I fell in love with this picture.   I would give a lot to have been down here when she was carrying that bundle across the room and leaping up into the chair with it.  It was hardly disturbed, so she must have been graceful about it.  

Sunday, June 3, 2012

The Reason I Haven't Been Blogging (as much)

I seem to be just full of reasons for not blogging faithfully this year, but this time I assure you, it's a really really really good reason.  OK - they were good reasons in the past as well.  But THESE reasons are tiny and fluffy and infinitely cuddle-worthy.

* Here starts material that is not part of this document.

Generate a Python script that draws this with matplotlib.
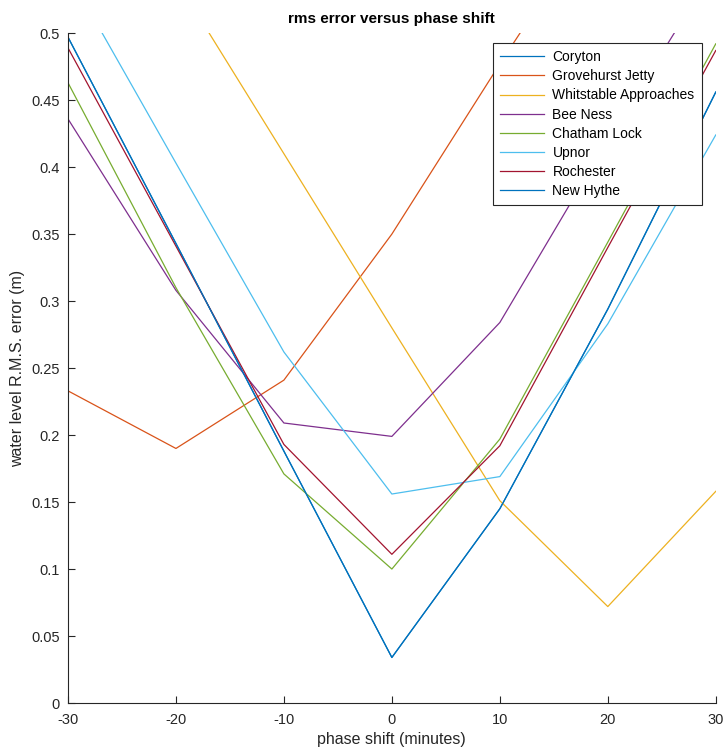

Yes, we took in a another litter of foster kittens.  As you can see, these little fuzzies were quite scared the first night that we took them in (Tuesday.)  It just broke my heart.  Unlike the last group (and the first group, to be honest) that we fostered, who were wary of me the first night, but obviously had been socialized and warmed up quickly...  these guys were found stray in someone's yard.  Their only exposure to people had been getting captured and transported to the shelter, getting their exams and shots and blood tests and microchips at the shelter, then loaded up by me and taken through a punishing thunderstorm to my house.  So they were terrified Tuesday night.

And they are slowly, slowly warming up to us.  We'll each hold one (or two) while we're watching t.v. to let them get used to us, and to being handled by humans.  They're starting to enjoy the attention, though they're still a bit skittish when I'm trying to pick them up.

The biggest one, a female, we've named Rogue.  I think that she's the shyest of the bunch, though is quite adventurous in other ways.  This is her, learning that human laps can be nice places to rest.  Even if the human keeps doing alarming things with its hands, like taking pictures.


The smallest, the gray one, is now Jean.  You can see her here on my lap, tolerating me giving her hoods out of the blanket.  You can also see that Maera is fascinated with her.  She really, really, really wants to play with the kittens, and is upset with us that we won't let her. I just have no way of knowing that she completely understands that these little guys are be treated gently, and that they are not just really sweet squeaky toys.


Unfortunately, as soon as we took them out of their carrier on Tuesday night, I saw that one of them was favoring her back leg, unwilling to put any weight on it.  We both gently felt the leg for breaks and didn't find anything obvious.  We waited a day just to see if it was something that would self-correct, but it didn't.  Jeff took her to the shelter vet on Thursday, where they x-rayed the leg after putting her under anesthesia.  Come to find out, it's a minor problem:  a small tear in her achilles tendon (ouch!) but it's also one that requires that she not move her leg.

How, you might ask, do you prevent a kitten (who we named Storm, by the way) from moving her leg?


By putting an enormous bandage on that forces her to keep her leg extended.  She has to wear it like this for quite a long time, too.  We're taking her back in a week to get the leg checked out, and then rebandaged.  I am assuming that we'll keep repeating this cycle until she's able to put weight back on her foot.

The only one that I don't have a picture of here (yet) is the only male of the litter, who we named Logan.  He was the only one to actually hiss at me when I went to take him out of the cage.  (He is far less hissy now.)  He is still a bit frightened of us, but once one of us has picked him up and snuggled him up against us, he relaxes and purrs and enjoys the warmth.

We have a little more work to do with socializing them, but they're going to be lovely pets for someone when they gain their confidence.  They're already very sweet, and despite their fear, are very gentle with us.  To think that their lives have been completely disrupted from where they WERE going is amazing to me.  I think that we all know what happens when kittens grow up stray...  if they've never had the opportunity to interact positively with humans, then they become feral.  So here's four little lives that are no longer going to be feral.  My hopes for them:  a home for each, with a good family, soft, warm and sunny places to sleep,  full bowl of food every day, and all of the cuddles and petting and attention that they could possibly want.